The remaining seven ships were designed by three private builders (all of which were later acquired by Bethlehem Steel): Harlan & Hollingsworth at Wilmington, Delaware (Hopkins class), Fore River at Quincy, Massachusetts (Lawrence class), and Maryland Steel at Sparrows Point, Maryland (Truxtun class). The seven substituted a turtleback forecastle for the Bainbridges’ raised foredeck but their armament remained the same, except that Paul Jones, Peary and Preble carried one twin torpedo tube mount instead of two singles and the Truxtuns carried one more 6-pounder. (Lawrence and Macdonough later proved unable to carry their 3-inch guns and replaced them with 6-pounders.)
Hulls in all cases were 246–260 feet overall length. Coal-fired boilers operated at 240 or 250 psi. Vertical, inverted triple-expansion reciprocating steam engines developing 7,000 to 8,400 shaft horsepower drove two screws, good for 28–30 knots. Complement was 72–75 officers and men.
Keels were laid between February 1899 and January 1900. The Bainbridges and Truxtuns were delivered in 1902; the others in 1903.

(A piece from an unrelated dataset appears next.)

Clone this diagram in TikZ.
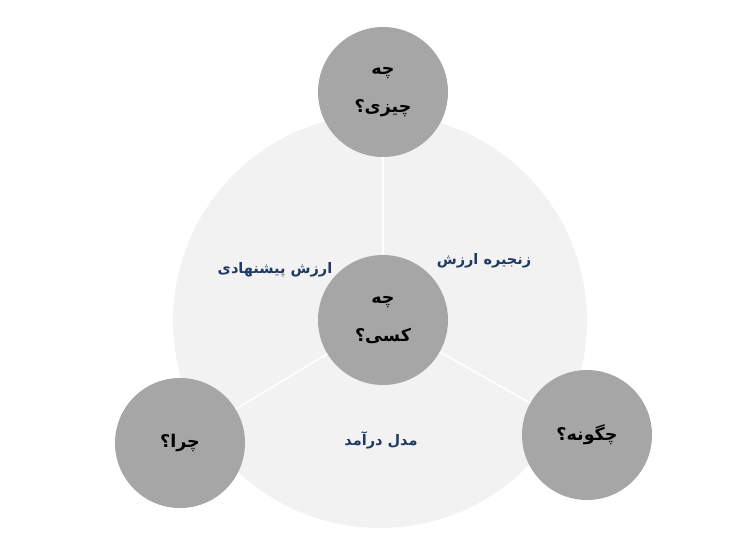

On 24 February 1916, the Navy Department decided that the sixteen were “no longer serviceable for duty with the fleet” and reclassified them as “coast torpedo vessels.” They nonetheless operated through World War I before being stricken from the Navy List in 1919 and sold for scrapping in 1920. The Truxtuns were subsequently converted as banana carriers. In 1942, ex-Worden was apparently sunk in this service by U-109; ex-Whipple was scrapped only in 1956.